I never heard of a clock being magnetized as I was told, but does the Console Gauge Printed Circuit board have anything to do with the clock still running after the battery disconnected?

Reason being is that I have a dead battery after three days. The battery was tested fine twice; I did the test light troubleshooting and found that the lighter, interior light and the clock were on the same circuit.

I’m not sure how much amps the circuit is suppose to be or even how to test this, but before I pull the clock out for repair I need some troubleshooting tips that someone has experienced on this.

Actually I'm putting blame on the clock because it still runs after the battery has been disconnected and think it’s causing the battery drain.

Since I have the carpet out the lighter will be next to be disconnected and another test will be done.

Is there a plug for the interior light that disconnects the interior lighting so I can troubleshoot that?

Thanks...............
 
Most older car clocks are mechanical, but are electrically wound, which is why it keeps working for a while after you disconnect the battery. It's unlikely that the clock is causing your battery drain, as the rewind coil draws far less than one amp, only when it's triggered by the points for the clock spring. If the points were stuck together, the coil would have fried by now and the clock wouldn't work at all.

I don't have a '77 wiring diagram, but the clock and courtesy lights are normally on the same fuse; pull that fuse, connect the battery, and if it doesn't run down, you know it's something else causing the drain. The best way is to remove the negative battery cable, then insert a digital VOM set on "Amps" between the battery terminal and the cable terminal - if something is causing a steady drain, it will show on the display. Then start pulling fuses one at a time - when you pull one and the drain stops, you know it's something on that fuse's circuit that's the culprit; then the fun starts, trying to isolate which device it is. :beer
 
I’m going to do that troubleshooting like you suggested JohnZ but there is one thing I like to know more about is a digital VOM.
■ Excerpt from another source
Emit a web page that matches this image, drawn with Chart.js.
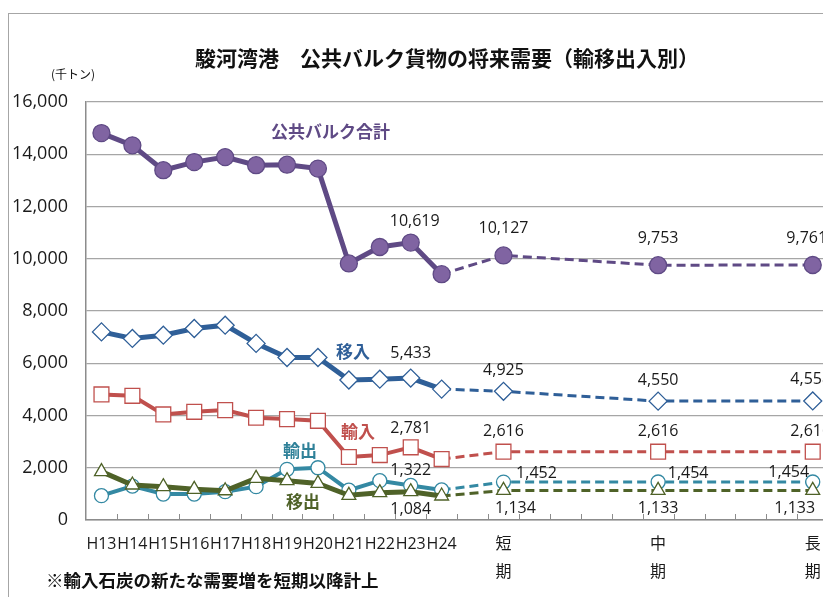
<!DOCTYPE html>
<html><head><meta charset="utf-8">
<script src="https://cdn.jsdelivr.net/npm/chart.js@4.4.1/dist/chart.umd.min.js"></script>
<style>
html,body{margin:0;padding:0;overflow:hidden;background:#fff;width:823px;height:597px;}
#frame{position:absolute;left:8px;top:13px;width:900px;height:700px;border-left:1.5px solid #a6a6a6;border-top:1.5px solid #a6a6a6;}
canvas{position:absolute;left:0;top:0;}
</style></head>
<body>
<div id="frame"></div>
<canvas id="c" width="840" height="597"></canvas>
<script>
// ---- data ----
const yearLabels = ['H13','H14','H15','H16','H17','H18','H19','H20','H21','H22','H23','H24'];
const termLabels = [['短','期'],['中','期'],['長','期']];
const seriesNames = ['公共バルク合計','移入','輸入','輸出','移出'];
const totalActual = [14810,14340,13390,13700,13890,13580,13600,13450,9820,10450,10619,9410];
const totalForecast = [10127,9753,9761];
const inDomActual = [7200,6950,7075,7330,7457,6760,6220,6220,5360,5390,5433,5010];
const inDomForecast = [4925,4550,4558];
const importActual = [4806,4754,4042,4140,4206,3912,3862,3797,2410,2485,2781,2333];
const importForecast = [2616,2616,2616];
const exportActual = [930,1300,994,994,1083,1275,1940,2000,1140,1505,1322,1150];
const exportForecast = [1452,1454,1454];
const outDomActual = [1850,1340,1275,1175,1120,1595,1505,1400,945,1045,1084,918];
const outDomForecast = [1134,1133,1133];
const yTicks = [0,2000,4000,6000,8000,10000,12000,14000,16000];

// ---- category layout (blank slots between terms) ----
const termSlots = [13,18,23];
const nCats = 24;
const categories = [];
for (let i=0;i<nCats;i++) categories.push('');
yearLabels.forEach((l,i)=>categories[i]=l);
termSlots.forEach((s,k)=>categories[s]=termLabels[k]);
function build(actual, forecast){
  const arr = new Array(nCats).fill(null);
  actual.forEach((v,i)=>arr[i]=v);
  forecast.forEach((v,k)=>arr[termSlots[k]]=v);
  return arr;
}
const lastActual = yearLabels.length-1;
const dashSeg = {
  borderDash: ctx => ctx.p0DataIndex >= lastActual ? [9,5] : undefined,
  borderWidth: ctx => ctx.p0DataIndex >= lastActual ? 3 : undefined
};
const styles = [
  {color:'#5f4a85', fill:'#8064a2', shape:'circle', r:8.5, w:5, order:0},
  {color:'#2f5f98', fill:'#ffffff', shape:'rectRot', r:9, w:5, order:3},
  {color:'#c0504d', fill:'#ffffff', shape:'rect', r:10.5, w:4, order:4},
  {color:'#3489a3', fill:'#ffffff', shape:'circle', r:7, w:4, order:2},
  {color:'#4f6228', fill:'#ffffff', shape:'triangle', r:8, w:5, order:1}
];
const seriesData = [
  build(totalActual,totalForecast),
  build(inDomActual,inDomForecast),
  build(importActual,importForecast),
  build(exportActual,exportForecast),
  build(outDomActual,outDomForecast)
];
const datasets = seriesData.map((d,k)=>({
  label: seriesNames[k], data: d, spanGaps: true,
  borderColor: styles[k].color, borderWidth: styles[k].w,
  pointStyle: styles[k].shape, pointRadius: styles[k].r, pointHoverRadius: styles[k].r,
  pointBackgroundColor: styles[k].fill, pointBorderColor: styles[k].color, pointBorderWidth: 1.3,
  segment: dashSeg, order: styles[k].order, tension: 0
}));

const dataLabels = [
 {ds:0,i:10,dx:4,dy:-21},{ds:0,i:13,dx:0,dy:-27},{ds:0,i:18,dx:0,dy:-27},{ds:0,i:23,dx:-6,dy:-27},
 {ds:1,i:10,dx:0,dy:-25},{ds:1,i:13,dx:0,dy:-21},{ds:1,i:18,dx:0,dy:-21},{ds:1,i:23,dx:-2,dy:-21},
 {ds:2,i:10,dx:0,dy:-19},{ds:2,i:13,dx:0,dy:-20},{ds:2,i:18,dx:0,dy:-20},{ds:2,i:23,dx:-2,dy:-20},
 {ds:3,i:10,dx:0,dy:-15},{ds:3,i:13,dx:33,dy:-9},{ds:3,i:18,dx:30,dy:-9},{ds:3,i:23,dx:-24,dy:-10},
 {ds:4,i:10,dx:0,dy:18},{ds:4,i:13,dx:12,dy:18},{ds:4,i:18,dx:0,dy:18},{ds:4,i:23,dx:-18,dy:18}
];
const numFont = "16px 'Open Sans','Noto Sans CJK JP',sans-serif";
const jpFont = "'Noto Sans CJK JP',sans-serif";

const textPlugin = {
  id:'texts',
  afterDraw(chart){
    const ctx = chart.ctx;
    const ca = chart.chartArea;
    ctx.save();
    // inner tick marks on x axis
    const w = (ca.right-ca.left)/nCats;
    ctx.strokeStyle='#8c8c8c'; ctx.lineWidth=1;
    for(let i=1;i<=nCats;i++){
      const x=Math.round(ca.left+i*w)+0.5;
      ctx.beginPath(); ctx.moveTo(x,ca.bottom); ctx.lineTo(x,ca.bottom-6); ctx.stroke();
    }
    // title
    ctx.fillStyle='#111'; ctx.textBaseline='middle'; ctx.textAlign='center';
    ctx.font="bold 21px "+jpFont;
    ctx.fillText('駿河湾港　公共バルク貨物の将来需要（輸移出入別）',447,58);
    ctx.font="12px "+jpFont; ctx.textAlign='left';
    ctx.fillText('(千トン)',51,74);
    ctx.font="bold 17.5px "+jpFont;
    ctx.fillText('※輸入石炭の新たな需要増を短期以降計上',46,580);
    // series names
    const names=[
      {t:'公共バルク合計',x:271,y:132,c:'#5f4a85'},
      {t:'移入',x:336,y:352,c:'#2f5f98'},
      {t:'輸入',x:341,y:432,c:'#c0504d'},
      {t:'輸出',x:283,y:451,c:'#2f8199'},
      {t:'移出',x:286,y:502,c:'#4f6228'}
    ];
    ctx.font="bold 17px "+jpFont;
    names.forEach(n=>{ctx.fillStyle=n.c; ctx.fillText(n.t,n.x,n.y);});
    // data labels
    ctx.font=numFont; ctx.fillStyle='#1a1a1a'; ctx.textAlign='center';
    dataLabels.forEach(l=>{
      const pt = chart.getDatasetMeta(l.ds).data[l.i];
      const v = chart.data.datasets[l.ds].data[l.i];
      ctx.fillText(v.toLocaleString('en-US'), pt.x+l.dx, pt.y+l.dy);
    });
    ctx.restore();
  }
};

new Chart(document.getElementById('c'),{
  type:'line',
  data:{labels:categories, datasets},
  options:{
    responsive:false, animation:false, devicePixelRatio:1,
    layout:{padding:{left:0,right:10,top:102,bottom:0}},
    plugins:{legend:{display:false}, tooltip:{enabled:false}, title:{display:false}},
    scales:{
      x:{
        offset:true,
        grid:{display:false, drawTicks:false},
        border:{display:true,color:'#8c8c8c',width:1.5},
        ticks:{autoSkip:false,maxRotation:0,minRotation:0,padding:10,color:'#1a1a1a',
          font:{family:"'Open Sans','Noto Sans CJK JP',sans-serif",size:16,lineHeight:1.75}},
        afterFit(s){s.height=77;}
      },
      y:{
        min:0,max:16000,
        afterBuildTicks(s){s.ticks=yTicks.map(v=>({value:v}));},
        grid:{color:'#a6a6a6',lineWidth:1.2,drawTicks:false},
        border:{display:true,color:'#8c8c8c',width:1.5},
        ticks:{padding:18,color:'#1a1a1a',font:{family:"'Open Sans',sans-serif",size:18},
          callback:v=>v.toLocaleString('en-US')},
        afterFit(s){s.width=86;}
      }
    }
  },
  plugins:[textPlugin]
});
</script>
</body></html>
I was looking at the digital multimeter Fluke 110, 111 and 112 Series True rms.

I found this to be an expensive unit but I like the way this unit is set up especially with the backlighting on the 112.

Just curious what kind of multimeter do you use?

I not familiar with using one of these “yet”, but I’m ready to invest in one and learn it capabilities.

Do you have any suggestions on a reasonably priced unit I can purchase that will be versatile between the auto and home or do they do both?

I'm still on the hunt for a multimeter on the net.

Thanks again guys……………..
 
Fluke is the best there is - I use a Craftsman auto-ranging digital VOM - works on everything, even has a thermocouple function and a temperature probe, not very pricey.:Steer
 
Not to dispute JohnZ but if your clock is the electro-mechanical kind as described, there are more than enough reports out there of clocks killing batteries. If the clock points malfunction and "weld" themselves shut, you will have a constant drain on the battery, perhaps even enough to cause the battery to die in three days. The bigger hazard MAY be an electrical fire.

I would use a mulitmeter, as others have suggested to check for a draw in your system. If that test comes up negative, then I would pull your clock for a little testing.

Once you pull the clock out, open it up. A simple test can be done on the clock. Wait for it to wind down and, using a 12V battery charger, touch the terminals of the clock with the electrodes from the battery charger. You should see the rewind mechanism work then the points should open. If your points stay closed, then they MAY be the culprit.